There’s a bird feeder in my garden. I’ve had it for about a decade now – Ruth got it for me, I think, as a thirtieth birthday present – and it’s still going strong and mostly-intact, despite having been uprooted on several occasions to move house.
I like that I can see it from my desk.
This month, though, it lost a piece, when one of its seed cages was stolen in a daring daylight heist by a duo of squirrels who climbed up the (“climb-proof”) pole, hung upside-down from the hooks, and unscrewed the mechanism that held the feeder in place.
Not content to merely pour out and devour the contents, the miscreants made off with the entire feeder cage. It hasn’t been seen since. I’ve scoured the lawn, checked behind the bushes, peered around bins and fence posts… it’s nowhere to be found. It’s driving me a little crazy that it’s vanished so-thoroughly.

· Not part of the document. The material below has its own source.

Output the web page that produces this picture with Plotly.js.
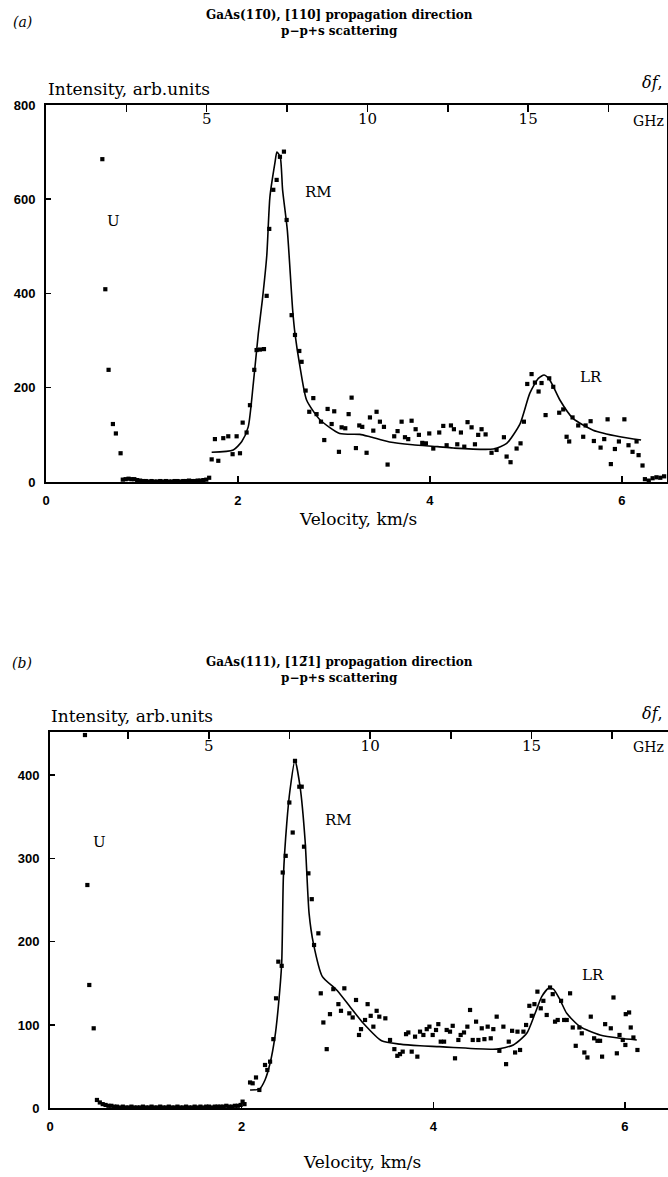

I can only assume that the squirrels, having observed that the feeder would routinely be refilled once empty, decided that it’d be much more-convenient for them if it the feeder were closer to their home:
“Every time we steal the nuts in this cage, more nuts appear…”
“Yeah, it’s a magic cage. Everysquirrel knows that, Peanut!”
“…but we have to come all the way down here to eat them…”
“It’s a bit of a drag, isn’t it?”
“…so I’ve been thinking, Coco: wouldn’t it be easier if the cage was… in our tree?”
I like to imagine that the squirrels who live in whatever-tree the feeder’s now hidden in are in the process of developing some kind of cargo cult around it. Once a week, squirrels sit and pray at the foot of the cage, hoping to appease the magical god who refills it. Over time, only the elders will remember seeing the feeder ever being full, and admonish their increasingly-sceptical youngers ones to maintain their disciplined worship. In decades to come, squirrel archaeologists will rediscover the relics of this ancient (in squirrel-years) religion and wonder what inspired it.
Or maybe they dumped the feeder behind the shed. I’d better go check.